■ Set exercise ■
Leave out the pictures and set down exactly the lines from the start of the listing through the one with "const coohFitY = [-0.88, 2.51];", both included.

■ Data block ■
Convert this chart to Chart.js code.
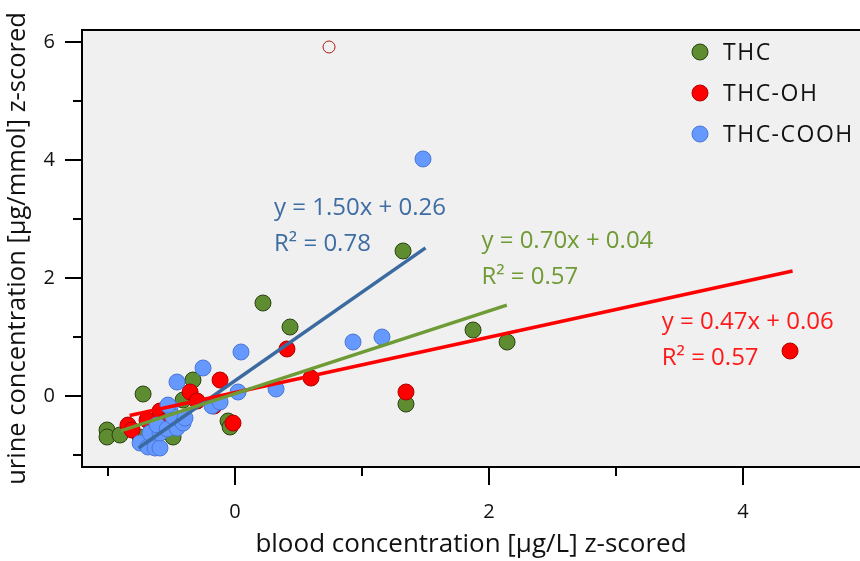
<!DOCTYPE html>
<html><head><meta charset="utf-8">
<script src="https://cdn.jsdelivr.net/npm/chart.js@4/dist/chart.umd.min.js"></script>
<style>html,body{margin:0;padding:0;background:#fff;overflow:hidden;}#wrap{width:860px;height:561px;}</style>
</head><body><div id="wrap"><canvas id="c" width="860" height="561"></canvas></div>
<script>
// ---- data ----
const thcX = [-1.008,-1.008,-0.906,-0.748,-0.724,-0.488,-0.409,-0.331,-0.055,-0.039,0.220,0.433,1.323,1.346,1.874,2.142];
const thcY = [-0.576,-0.695,-0.661,-0.695,0.034,-0.695,-0.068,0.271,-0.424,-0.525,1.576,1.169,2.458,-0.136,1.119,0.915];

const ohX = [-0.843,-0.811,-0.693,-0.591,-0.551,-0.488,-0.354,-0.299,-0.165,-0.118,-0.016,0.409,0.598,1.346,4.370];
const ohY = [-0.492,-0.576,-0.407,-0.254,-0.424,-0.356,0.068,-0.085,-0.169,0.271,-0.458,0.797,0.305,0.068,0.763];

const coohX = [-0.748,-0.685,-0.630,-0.591,-0.669,-0.591,-0.614,-0.535,-0.457,-0.512,-0.488,-0.409,-0.394,-0.528,-0.457,-0.252,-0.181,-0.118,0.024,0.047,0.323,0.929,1.157,1.480];
const coohY = [-0.797,-0.864,-0.881,-0.881,-0.627,-0.627,-0.492,-0.559,-0.542,-0.186,-0.356,-0.458,-0.373,-0.153,0.237,0.475,-0.169,-0.102,0.068,0.746,0.119,0.915,1.000,4.017];

const outlierX = [0.74];
const outlierY = [5.915];

// fitted line end points
const thcFitX = [-0.90, 2.14];
const thcFitY = [-0.59, 1.54];
const ohFitX = [-0.83, 4.39];
const ohFitY = [-0.33, 2.12];
const coohFitX = [-0.76, 1.50];
const coohFitY = [-0.88, 2.51];

const seriesNames = ['THC', 'THC-OH', 'THC-COOH'];
const equations = ['y = 0.70x + 0.04', 'y = 0.47x + 0.06', 'y = 1.50x + 0.26'];
const r2Labels = ['R² = 0.57', 'R² = 0.57', 'R² = 0.78'];
// anchor of each equation label (data coords)
const labelX = [1.94, 3.36, 0.307];
const labelY = [2.63, 1.26, 3.19];

const xTicks = [-1, 0, 1, 2, 3, 4];
const yTicks = [-1, 0, 1, 2, 3, 4, 5, 6];
const xTitle = 'blood concentration [µg/L] z-scored';
const yTitle = 'urine concentration [µg/mmol] z-scored';

const FONT = "'Open Sans', sans-serif";
const pts = (xs, ys) => xs.map((x, i) => ({x, y: ys[i]}));

const colors = {
  thc: {fill: '#5e8c31', border: '#2c4212', line: '#6e9b35', text: '#6f9a34'},
  oh: {fill: '#ff0000', border: '#b00000', line: '#ff0000', text: '#ff1a1a'},
  cooh: {fill: '#6699ff', border: '#4a78d6', line: '#3a6aa0', text: '#3e6da3'}
};

const bgPlugin = {
  id: 'bg',
  beforeDraw(chart) {
    const {ctx, chartArea: a} = chart;
    ctx.save();
    ctx.fillStyle = '#f0f0f0';
    ctx.fillRect(a.left, a.top, chart.width - a.left, a.bottom - a.top);
    ctx.restore();
  }
};

const frame = {
  id: 'frame',
  afterDraw(chart) {
    const {ctx, chartArea: a, scales} = chart;
    ctx.save();
    ctx.strokeStyle = '#000';
    ctx.lineWidth = 2;
    ctx.strokeRect(a.left, a.top, chart.width - a.left + 4, a.bottom - a.top);
    // tick marks
    ctx.beginPath();
    xTicks.forEach(v => {
      const px = Math.round(scales.x.getPixelForValue(v));
      const len = v % 2 === 0 ? 18 : 9;
      ctx.moveTo(px, a.bottom); ctx.lineTo(px, a.bottom + len);
    });
    yTicks.forEach(v => {
      const py = Math.round(scales.y.getPixelForValue(v));
      const len = v % 2 === 0 ? 17 : 9;
      ctx.moveTo(a.left, py); ctx.lineTo(a.left - len, py);
    });
    ctx.stroke();

    // x axis title, centred under the whole visible plot box
    ctx.font = '26px ' + FONT;
    ctx.fillStyle = '#111';
    ctx.textAlign = 'center';
    ctx.textBaseline = 'middle';
    ctx.fillText(xTitle, (a.left + chart.width) / 2, 545);

    // equation labels
    ctx.font = '24px ' + FONT;
    ctx.textAlign = 'left';
    ctx.textBaseline = 'middle';
    const tc = [colors.thc.text, colors.oh.text, colors.cooh.text];
    equations.forEach((eq, i) => {
      const px = scales.x.getPixelForValue(labelX[i]);
      const py = scales.y.getPixelForValue(labelY[i]);
      ctx.fillStyle = tc[i];
      ctx.fillText(eq, px, py);
      ctx.fillText(r2Labels[i], px, py + 36);
    });

    // legend
    const lc = [colors.thc, colors.oh, colors.cooh];
    ctx.font = '23px ' + FONT;
    if ('letterSpacing' in ctx) ctx.letterSpacing = '1.5px';
    seriesNames.forEach((n, i) => {
      const y = a.top + 22 + i * 41;
      ctx.beginPath();
      ctx.arc(700, y, 8, 0, Math.PI * 2);
      ctx.fillStyle = lc[i].fill; ctx.fill();
      ctx.lineWidth = 1; ctx.strokeStyle = lc[i].border; ctx.stroke();
      ctx.fillStyle = '#111';
      ctx.fillText(n, 723, y + 1);
    });
    ctx.restore();
  }
};

const scatterDs = (label, xs, ys, c, order) => ({
  type: 'scatter', label, data: pts(xs, ys), order,
  backgroundColor: c.fill, borderColor: c.border, borderWidth: 1,
  pointRadius: 8, pointHoverRadius: 8
});
const lineDs = (label, xs, ys, c) => ({
  type: 'line', label, data: pts(xs, ys), order: 0,
  borderColor: c.line, borderWidth: 3.5, pointRadius: 0, fill: false, tension: 0
});

new Chart(document.getElementById('c'), {
  data: {
    datasets: [
      lineDs('THC fit', thcFitX, thcFitY, colors.thc),
      lineDs('THC-OH fit', ohFitX, ohFitY, colors.oh),
      lineDs('THC-COOH fit', coohFitX, coohFitY, colors.cooh),
      scatterDs(seriesNames[0], thcX, thcY, colors.thc, 3),
      scatterDs(seriesNames[1], ohX, ohY, colors.oh, 2),
      scatterDs(seriesNames[2], coohX, coohY, colors.cooh, 1),
      {type: 'scatter', label: 'outlier', data: pts(outlierX, outlierY), order: 1,
       backgroundColor: 'rgba(0,0,0,0)', borderColor: '#b01818', borderWidth: 1, pointRadius: 6}
    ]
  },
  options: {
    responsive: false, animation: false, devicePixelRatio: 1,
    layout: {padding: {top: 30, right: 0, left: 0, bottom: 0}},
    plugins: {legend: {display: false}, tooltip: {enabled: false}},
    scales: {
      x: {
        type: 'linear', min: -1.205, max: 4.85,
        afterFit: s => { s.height = 94; s.paddingLeft = 0; s.paddingRight = 0; },
        grid: {drawOnChartArea: false, drawTicks: false},
        border: {display: false},
        ticks: {stepSize: 1, includeBounds: false, autoSkip: false, maxRotation: 0,
          padding: 33, color: '#111', font: {family: FONT, size: 20},
          callback: v => (Number.isInteger(v) && v % 2 === 0) ? String(v) : ''},
        title: {display: false}
      },
      y: {
        type: 'linear', min: -1.203, max: 6.203,
        afterFit: s => { s.width = 82; s.paddingTop = 0; s.paddingBottom = 0; },
        grid: {drawOnChartArea: false, drawTicks: false},
        border: {display: false},
        ticks: {stepSize: 1, includeBounds: false, autoSkip: false,
          padding: 27, color: '#111', font: {family: FONT, size: 20},
          callback: v => (Number.isInteger(v) && v % 2 === 0) ? String(v) : ''},
        title: {display: true, text: yTitle, color: '#111',
          font: {family: FONT, size: 25.5}, padding: {top: 2, bottom: 0}}
      }
    }
  },
  plugins: [bgPlugin, frame]
});
</script></body></html>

■ Result of this exercise ■
Convert this chart to Chart.js code.
<!DOCTYPE html>
<html><head><meta charset="utf-8">
<script src="https://cdn.jsdelivr.net/npm/chart.js@4/dist/chart.umd.min.js"></script>
<style>html,body{margin:0;padding:0;background:#fff;overflow:hidden;}#wrap{width:860px;height:561px;}</style>
</head><body><div id="wrap"><canvas id="c" width="860" height="561"></canvas></div>
<script>
// ---- data ----
const thcX = [-1.008,-1.008,-0.906,-0.748,-0.724,-0.488,-0.409,-0.331,-0.055,-0.039,0.220,0.433,1.323,1.346,1.874,2.142];
const thcY = [-0.576,-0.695,-0.661,-0.695,0.034,-0.695,-0.068,0.271,-0.424,-0.525,1.576,1.169,2.458,-0.136,1.119,0.915];

const ohX = [-0.843,-0.811,-0.693,-0.591,-0.551,-0.488,-0.354,-0.299,-0.165,-0.118,-0.016,0.409,0.598,1.346,4.370];
const ohY = [-0.492,-0.576,-0.407,-0.254,-0.424,-0.356,0.068,-0.085,-0.169,0.271,-0.458,0.797,0.305,0.068,0.763];

const coohX = [-0.748,-0.685,-0.630,-0.591,-0.669,-0.591,-0.614,-0.535,-0.457,-0.512,-0.488,-0.409,-0.394,-0.528,-0.457,-0.252,-0.181,-0.118,0.024,0.047,0.323,0.929,1.157,1.480];
const coohY = [-0.797,-0.864,-0.881,-0.881,-0.627,-0.627,-0.492,-0.559,-0.542,-0.186,-0.356,-0.458,-0.373,-0.153,0.237,0.475,-0.169,-0.102,0.068,0.746,0.119,0.915,1.000,4.017];

const outlierX = [0.74];
const outlierY = [5.915];

// fitted line end points
const thcFitX = [-0.90, 2.14];
const thcFitY = [-0.59, 1.54];
const ohFitX = [-0.83, 4.39];
const ohFitY = [-0.33, 2.12];
const coohFitX = [-0.76, 1.50];
const coohFitY = [-0.88, 2.51];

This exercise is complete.